QUESTION: The panel has been criticized for a lack of diversity (consisting entirely of full professors, and no humanities professors); do you think it could be a problem for fair consideration of community responses?
ALAN WALD: Sure, more diversity, especially in rank, would be good. Lecturers, for instance, teach and write letters for large numbers of students; they ought to be represented. But there is another important matter, given that the main survey question is, “What ought to be the intersection of faculty members’ political thought/ideology and their responsibilities to students?” Shouldn’t we make certain that the panel includes a diversity of political and ideological positions?

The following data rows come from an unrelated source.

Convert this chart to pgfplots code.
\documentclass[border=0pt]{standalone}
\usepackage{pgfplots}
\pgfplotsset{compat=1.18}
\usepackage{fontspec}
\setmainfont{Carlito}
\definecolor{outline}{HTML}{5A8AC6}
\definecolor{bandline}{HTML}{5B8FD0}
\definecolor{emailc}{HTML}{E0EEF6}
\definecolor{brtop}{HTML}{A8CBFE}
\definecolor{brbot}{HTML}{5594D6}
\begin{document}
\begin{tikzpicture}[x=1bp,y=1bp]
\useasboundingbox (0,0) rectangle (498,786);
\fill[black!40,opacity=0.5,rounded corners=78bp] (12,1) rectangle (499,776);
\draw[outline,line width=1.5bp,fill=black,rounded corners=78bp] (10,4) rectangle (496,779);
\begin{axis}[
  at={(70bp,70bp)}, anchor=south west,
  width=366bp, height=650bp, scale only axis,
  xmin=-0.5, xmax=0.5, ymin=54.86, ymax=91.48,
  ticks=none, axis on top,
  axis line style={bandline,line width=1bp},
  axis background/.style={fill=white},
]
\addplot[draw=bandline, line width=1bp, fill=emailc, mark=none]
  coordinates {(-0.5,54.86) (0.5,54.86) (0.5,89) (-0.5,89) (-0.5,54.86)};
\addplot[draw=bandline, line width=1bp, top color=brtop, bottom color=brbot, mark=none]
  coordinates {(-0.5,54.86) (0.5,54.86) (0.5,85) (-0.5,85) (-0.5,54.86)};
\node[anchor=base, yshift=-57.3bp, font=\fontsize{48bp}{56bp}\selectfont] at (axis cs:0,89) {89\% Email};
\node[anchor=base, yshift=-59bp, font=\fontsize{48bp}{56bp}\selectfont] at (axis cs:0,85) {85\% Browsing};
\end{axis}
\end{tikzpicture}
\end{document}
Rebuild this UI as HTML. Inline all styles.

Still all this is irrelevant if we don’t address the primary question: How much authority is the panel being granted on behalf of the faculty as a whole? The message that frames the survey reads, “Our charge is not to formulate specific policy or processes, but to recommend appropriate considerations and principles. ” So, then, what’s the point if there is no hope of correcting mistaken actions? At present, this reads like a smoke screen to provide the veneer of open and inclusive decision-making when, in reality, the fix is already in.